»»

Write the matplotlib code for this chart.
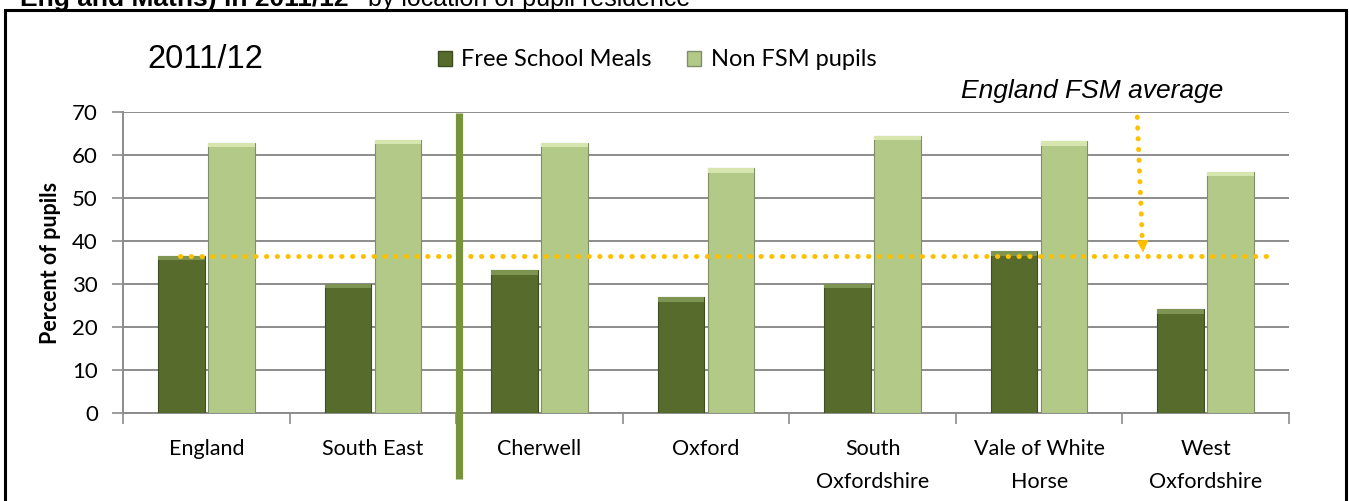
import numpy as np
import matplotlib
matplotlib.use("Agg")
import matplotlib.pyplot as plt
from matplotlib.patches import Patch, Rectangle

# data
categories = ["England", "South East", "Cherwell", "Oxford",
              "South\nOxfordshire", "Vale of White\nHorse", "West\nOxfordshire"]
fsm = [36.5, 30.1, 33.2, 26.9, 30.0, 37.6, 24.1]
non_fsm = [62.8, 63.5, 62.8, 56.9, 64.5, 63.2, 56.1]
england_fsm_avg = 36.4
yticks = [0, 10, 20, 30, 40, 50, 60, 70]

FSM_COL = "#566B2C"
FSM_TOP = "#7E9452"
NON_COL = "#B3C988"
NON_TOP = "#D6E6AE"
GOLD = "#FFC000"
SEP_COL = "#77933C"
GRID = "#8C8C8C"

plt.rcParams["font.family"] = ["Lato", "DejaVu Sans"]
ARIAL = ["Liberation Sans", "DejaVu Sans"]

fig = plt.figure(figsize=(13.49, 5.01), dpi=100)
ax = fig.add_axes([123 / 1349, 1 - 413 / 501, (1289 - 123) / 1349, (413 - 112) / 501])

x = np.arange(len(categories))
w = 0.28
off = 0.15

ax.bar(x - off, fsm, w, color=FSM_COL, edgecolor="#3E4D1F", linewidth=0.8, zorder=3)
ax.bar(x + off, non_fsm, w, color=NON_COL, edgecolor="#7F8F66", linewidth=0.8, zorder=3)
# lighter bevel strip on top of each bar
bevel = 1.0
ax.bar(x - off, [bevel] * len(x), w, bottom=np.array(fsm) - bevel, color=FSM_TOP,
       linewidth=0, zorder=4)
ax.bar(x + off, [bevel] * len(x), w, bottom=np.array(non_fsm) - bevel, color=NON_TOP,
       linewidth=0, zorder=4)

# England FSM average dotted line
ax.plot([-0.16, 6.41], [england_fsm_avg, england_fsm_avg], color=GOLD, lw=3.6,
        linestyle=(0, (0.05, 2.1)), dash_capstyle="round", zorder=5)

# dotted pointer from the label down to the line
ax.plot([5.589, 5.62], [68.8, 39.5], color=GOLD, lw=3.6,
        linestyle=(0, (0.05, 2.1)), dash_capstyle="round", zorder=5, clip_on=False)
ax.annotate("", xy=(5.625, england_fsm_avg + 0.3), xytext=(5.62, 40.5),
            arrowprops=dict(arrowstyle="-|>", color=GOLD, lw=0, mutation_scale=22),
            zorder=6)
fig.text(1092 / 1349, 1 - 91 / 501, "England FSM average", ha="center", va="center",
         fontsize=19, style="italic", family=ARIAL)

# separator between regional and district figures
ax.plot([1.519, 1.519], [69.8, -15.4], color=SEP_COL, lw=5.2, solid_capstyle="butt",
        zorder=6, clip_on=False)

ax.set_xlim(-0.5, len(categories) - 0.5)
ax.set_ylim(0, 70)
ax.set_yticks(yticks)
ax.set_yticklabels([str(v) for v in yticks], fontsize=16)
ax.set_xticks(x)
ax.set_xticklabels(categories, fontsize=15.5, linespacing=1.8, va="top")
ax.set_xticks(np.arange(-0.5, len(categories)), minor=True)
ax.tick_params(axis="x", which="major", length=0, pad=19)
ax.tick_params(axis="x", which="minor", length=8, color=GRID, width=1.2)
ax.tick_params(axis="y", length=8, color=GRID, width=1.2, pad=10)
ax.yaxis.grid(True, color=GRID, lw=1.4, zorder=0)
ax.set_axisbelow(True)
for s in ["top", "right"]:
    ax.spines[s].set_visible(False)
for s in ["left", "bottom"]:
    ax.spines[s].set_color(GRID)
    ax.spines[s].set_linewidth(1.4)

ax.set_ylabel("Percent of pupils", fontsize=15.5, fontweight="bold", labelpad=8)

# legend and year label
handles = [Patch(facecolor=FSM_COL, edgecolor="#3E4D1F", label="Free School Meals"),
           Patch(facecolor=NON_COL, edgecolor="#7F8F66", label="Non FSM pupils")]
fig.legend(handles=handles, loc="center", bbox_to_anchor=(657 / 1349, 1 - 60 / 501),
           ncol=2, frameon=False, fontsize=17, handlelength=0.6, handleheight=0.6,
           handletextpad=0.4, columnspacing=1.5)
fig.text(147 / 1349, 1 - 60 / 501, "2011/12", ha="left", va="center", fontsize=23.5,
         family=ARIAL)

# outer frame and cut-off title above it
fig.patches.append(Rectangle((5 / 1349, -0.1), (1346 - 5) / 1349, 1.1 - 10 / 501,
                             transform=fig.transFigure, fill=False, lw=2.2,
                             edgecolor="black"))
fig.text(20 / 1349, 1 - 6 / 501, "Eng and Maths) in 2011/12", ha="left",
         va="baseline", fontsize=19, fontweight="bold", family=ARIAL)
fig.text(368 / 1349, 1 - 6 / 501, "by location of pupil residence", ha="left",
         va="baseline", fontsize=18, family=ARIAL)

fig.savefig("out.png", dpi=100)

««

SHORT TASK:
Exactly reproduce the run of lines from the start of the listing through the line with "from matplotlib.patches import", inclusive; pictures are not copied.

THE REPLY:
Write the matplotlib code for this chart.
import numpy as np
import matplotlib
matplotlib.use("Agg")
import matplotlib.pyplot as plt
from matplotlib.patches import Patch, Rectangle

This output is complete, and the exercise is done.